* [Problem details]:
Render the material again word for word, skipping the pictures in it.

-- start --

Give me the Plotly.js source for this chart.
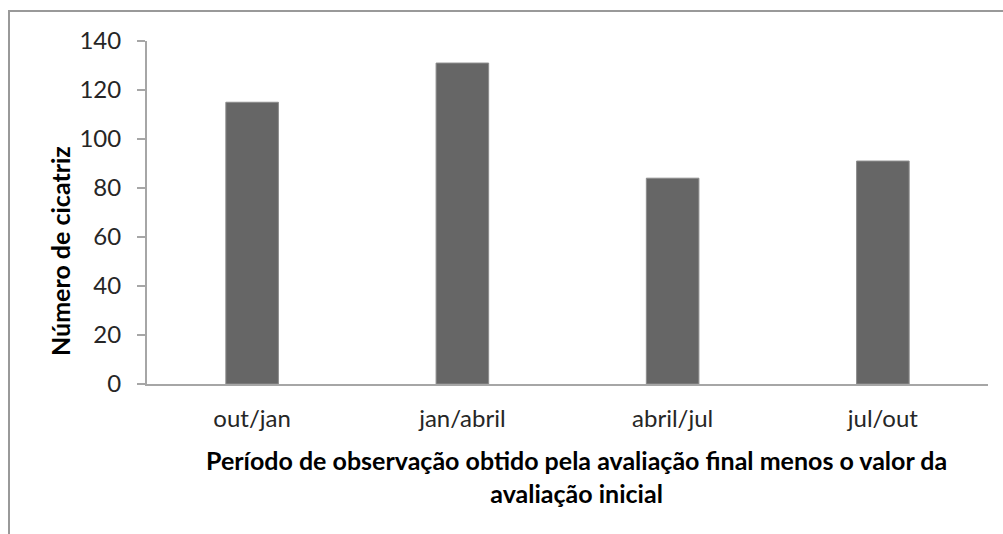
<!DOCTYPE html>
<html>
<head>
<meta charset="utf-8">
<script src="https://cdn.plot.ly/plotly-3.0.1.min.js"></script>
<style>html,body{margin:0;padding:0;background:#fff;}#chart{width:1003px;height:534px;}</style>
</head>
<body>
<div id="chart"></div>
<script>
const categories = ["out/jan", "jan/abril", "abril/jul", "jul/out"];
const values = [115, 131, 84, 91];
const yTickVals = [0, 20, 40, 60, 80, 100, 120, 140];
const yTitle = "Número de cicatriz";
const xTitleLines = ["Período de observação obtido pela avaliação final menos o valor da", "avaliação inicial"];

const W = 1003, H = 534;
const L = 147, R = 15, T = 41, B = 150;
const pw = W - L - R, ph = H - T - B;
const px = v => (v - L) / pw;
const py = v => (H - B - v) / ph;

const font = "Lato, 'DejaVu Sans', sans-serif";

const trace = {
  type: "bar",
  x: categories,
  y: values,
  marker: { color: "#666666", line: { color: "#8c8c8c", width: 1 } },
  hoverinfo: "none"
};

const layout = {
  width: W, height: H,
  margin: { l: L, r: R, t: T, b: B, pad: 0 },
  paper_bgcolor: "#ffffff", plot_bgcolor: "#ffffff",
  showlegend: false,
  bargap: 0.75,
  font: { family: font, color: "#262626", size: 24 },
  xaxis: {
    type: "category",
    showline: true, linecolor: "#a6a6a6", linewidth: 2,
    ticks: "", showgrid: false, zeroline: false,
    tickfont: { family: font, size: 24, color: "#262626" },
    ticklabelstandoff: 12
  },
  yaxis: {
    range: [0, 140],
    tickvals: yTickVals,
    showline: true, linecolor: "#a6a6a6", linewidth: 2,
    ticks: "outside", ticklen: 8, tickcolor: "#a6a6a6", tickwidth: 2,
    showgrid: false, zeroline: false,
    tickfont: { family: font, size: 24, color: "#262626" },
    ticklabelstandoff: 11
  },
  annotations: [
    { text: "<b>" + yTitle + "</b>", xref: "paper", yref: "paper", x: px(60), y: py(251),
      textangle: -90, showarrow: false, xanchor: "center", yanchor: "middle",
      font: { family: font, size: 25, color: "#000" } },
    { text: xTitleLines.map(s => "<b>" + s + "</b>").join("<br>"), xref: "paper", yref: "paper", x: px(576), y: py(476),
      showarrow: false, xanchor: "center", yanchor: "middle",
      font: { family: font, size: 25, color: "#000" } }
  ],
  shapes: [
    { type: "rect", xref: "paper", yref: "paper",
      x0: px(9), x1: px(1020), y0: py(560), y1: py(11),
      line: { color: "#999999", width: 2 }, layer: "below" }
  ]
};

Plotly.newPlot("chart", [trace], layout, { displayModeBar: false, staticPlot: true });
</script>
</body>
</html>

-- end --

* [Written answer]:
Give me the Plotly.js source for this chart.
<!DOCTYPE html>
<html>
<head>
<meta charset="utf-8">
<script src="https://cdn.plot.ly/plotly-3.0.1.min.js"></script>
<style>html,body{margin:0;padding:0;background:#fff;}#chart{width:1003px;height:534px;}</style>
</head>
<body>
<div id="chart"></div>
<script>
const categories = ["out/jan", "jan/abril", "abril/jul", "jul/out"];
const values = [115, 131, 84, 91];
const yTickVals = [0, 20, 40, 60, 80, 100, 120, 140];
const yTitle = "Número de cicatriz";
const xTitleLines = ["Período de observação obtido pela avaliação final menos o valor da", "avaliação inicial"];

const W = 1003, H = 534;
const L = 147, R = 15, T = 41, B = 150;
const pw = W - L - R, ph = H - T - B;
const px = v => (v - L) / pw;
const py = v => (H - B - v) / ph;

const font = "Lato, 'DejaVu Sans', sans-serif";

const trace = {
  type: "bar",
  x: categories,
  y: values,
  marker: { color: "#666666", line: { color: "#8c8c8c", width: 1 } },
  hoverinfo: "none"
};

const layout = {
  width: W, height: H,
  margin: { l: L, r: R, t: T, b: B, pad: 0 },
  paper_bgcolor: "#ffffff", plot_bgcolor: "#ffffff",
  showlegend: false,
  bargap: 0.75,
  font: { family: font, color: "#262626", size: 24 },
  xaxis: {
    type: "category",
    showline: true, linecolor: "#a6a6a6", linewidth: 2,
    ticks: "", showgrid: false, zeroline: false,
    tickfont: { family: font, size: 24, color: "#262626" },
    ticklabelstandoff: 12
  },
  yaxis: {
    range: [0, 140],
    tickvals: yTickVals,
    showline: true, linecolor: "#a6a6a6", linewidth: 2,
    ticks: "outside", ticklen: 8, tickcolor: "#a6a6a6", tickwidth: 2,
    showgrid: false, zeroline: false,
    tickfont: { family: font, size: 24, color: "#262626" },
    ticklabelstandoff: 11
  },
  annotations: [
    { text: "<b>" + yTitle + "</b>", xref: "paper", yref: "paper", x: px(60), y: py(251),
      textangle: -90, showarrow: false, xanchor: "center", yanchor: "middle",
      font: { family: font, size: 25, color: "#000" } },
    { text: xTitleLines.map(s => "<b>" + s + "</b>").join("<br>"), xref: "paper", yref: "paper", x: px(576), y: py(476),
      showarrow: false, xanchor: "center", yanchor: "middle",
      font: { family: font, size: 25, color: "#000" } }
  ],
  shapes: [
    { type: "rect", xref: "paper", yref: "paper",
      x0: px(9), x1: px(1020), y0: py(560), y1: py(11),
      line: { color: "#999999", width: 2 }, layer: "below" }
  ]
};

Plotly.newPlot("chart", [trace], layout, { displayModeBar: false, staticPlot: true });
</script>
</body>
</html>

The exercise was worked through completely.